• AVAILABLE RECORDS:
####
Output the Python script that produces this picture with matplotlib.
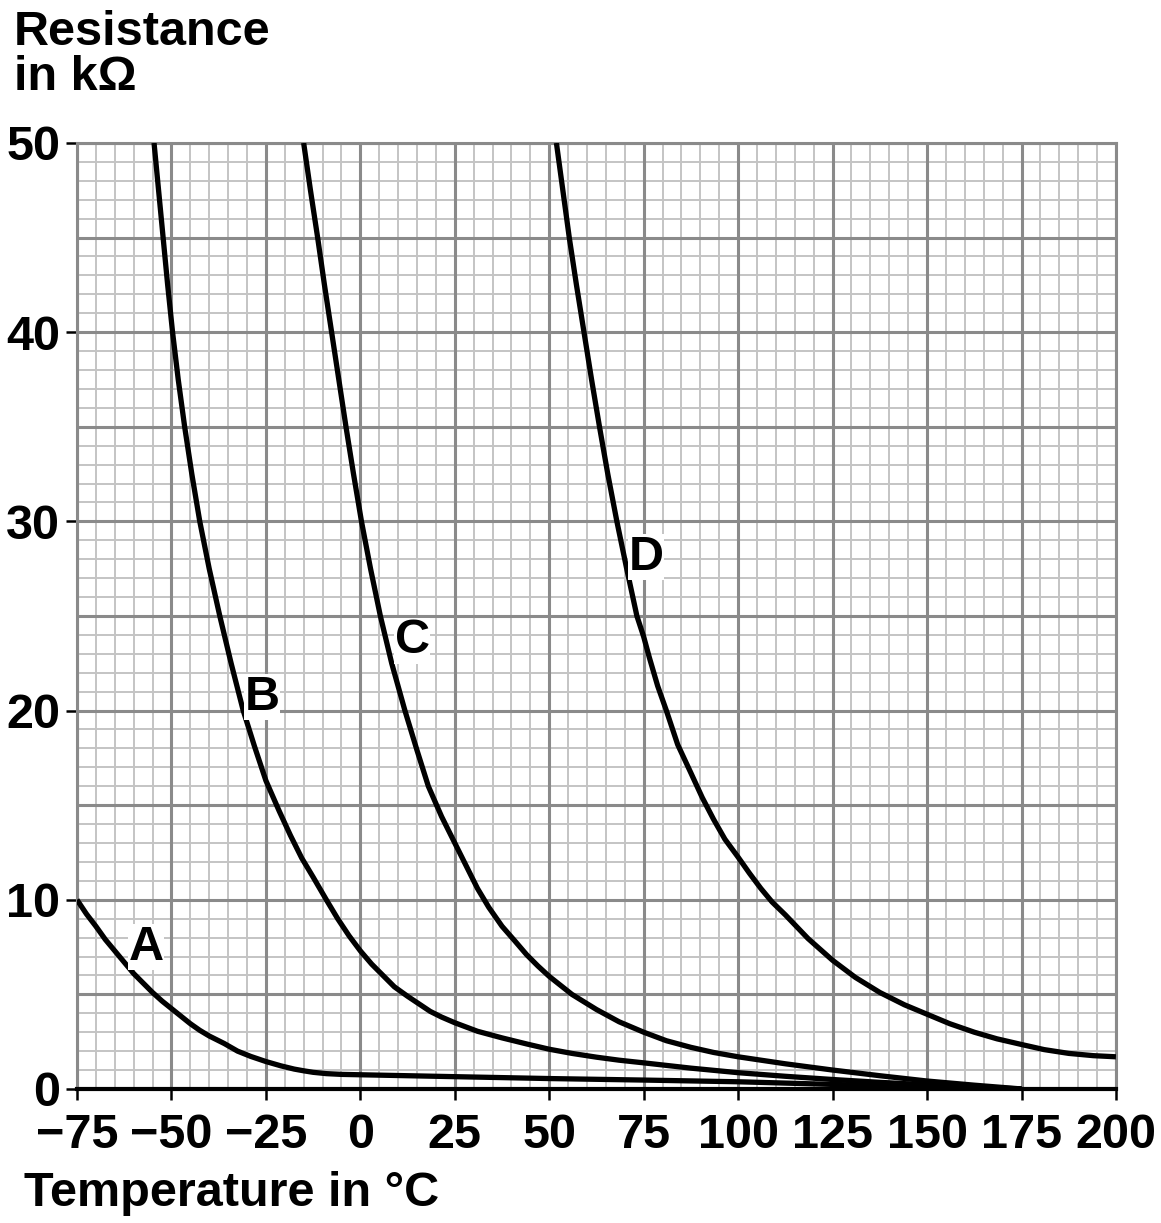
####
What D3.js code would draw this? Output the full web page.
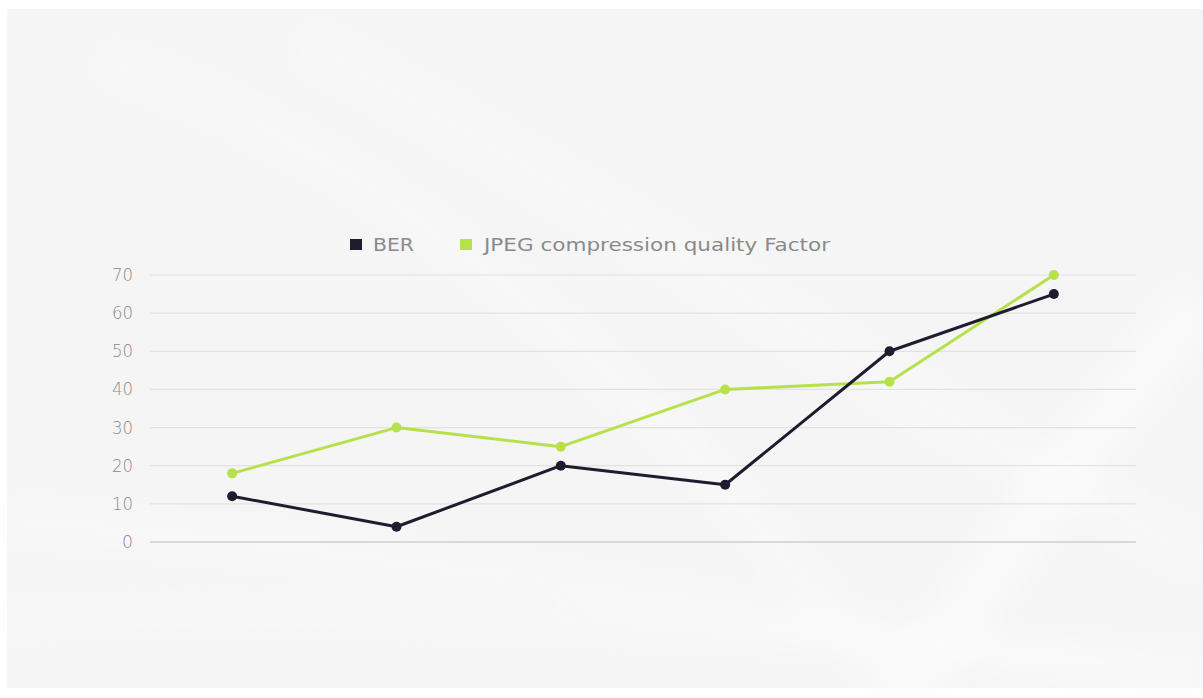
####
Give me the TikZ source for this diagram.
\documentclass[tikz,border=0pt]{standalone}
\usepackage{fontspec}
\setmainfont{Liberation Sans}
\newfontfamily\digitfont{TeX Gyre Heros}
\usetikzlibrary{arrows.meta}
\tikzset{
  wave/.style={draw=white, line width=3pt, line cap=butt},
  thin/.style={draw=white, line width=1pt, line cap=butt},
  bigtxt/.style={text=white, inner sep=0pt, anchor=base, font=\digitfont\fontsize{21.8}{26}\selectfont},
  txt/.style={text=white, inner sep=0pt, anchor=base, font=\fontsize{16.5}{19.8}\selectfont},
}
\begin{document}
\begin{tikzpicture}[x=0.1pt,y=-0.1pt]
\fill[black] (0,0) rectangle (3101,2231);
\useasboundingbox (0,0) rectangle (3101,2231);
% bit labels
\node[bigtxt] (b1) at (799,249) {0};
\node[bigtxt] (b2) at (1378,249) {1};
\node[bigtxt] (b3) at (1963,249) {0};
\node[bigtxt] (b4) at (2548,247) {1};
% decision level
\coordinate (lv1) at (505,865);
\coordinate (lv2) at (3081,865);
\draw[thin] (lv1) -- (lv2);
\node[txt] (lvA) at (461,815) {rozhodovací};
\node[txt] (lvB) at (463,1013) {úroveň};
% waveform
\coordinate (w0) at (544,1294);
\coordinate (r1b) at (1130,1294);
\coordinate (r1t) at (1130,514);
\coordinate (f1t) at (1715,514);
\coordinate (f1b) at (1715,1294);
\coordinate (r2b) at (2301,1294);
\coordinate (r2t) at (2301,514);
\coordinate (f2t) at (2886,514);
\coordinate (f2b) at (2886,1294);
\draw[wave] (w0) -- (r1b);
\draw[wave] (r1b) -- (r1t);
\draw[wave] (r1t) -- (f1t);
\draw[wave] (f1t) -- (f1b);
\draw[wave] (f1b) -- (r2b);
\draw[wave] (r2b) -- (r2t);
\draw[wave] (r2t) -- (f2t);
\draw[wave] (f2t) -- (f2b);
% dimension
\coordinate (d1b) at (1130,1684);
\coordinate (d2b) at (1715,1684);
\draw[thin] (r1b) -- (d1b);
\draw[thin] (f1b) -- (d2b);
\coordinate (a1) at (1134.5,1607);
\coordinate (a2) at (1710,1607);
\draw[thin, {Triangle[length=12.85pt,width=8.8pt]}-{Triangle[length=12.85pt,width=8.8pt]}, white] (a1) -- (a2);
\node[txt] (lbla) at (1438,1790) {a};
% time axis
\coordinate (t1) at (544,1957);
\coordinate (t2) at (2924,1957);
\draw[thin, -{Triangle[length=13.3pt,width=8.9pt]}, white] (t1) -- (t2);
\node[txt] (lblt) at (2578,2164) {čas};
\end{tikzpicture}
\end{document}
####
• TASK DETAILS: Find the string "Output" in the entries above and return each line that holds it.

• PROBLEM SOLUTION:
Output the Python script that produces this picture with matplotlib.
What D3.js code would draw this? Output the full web page.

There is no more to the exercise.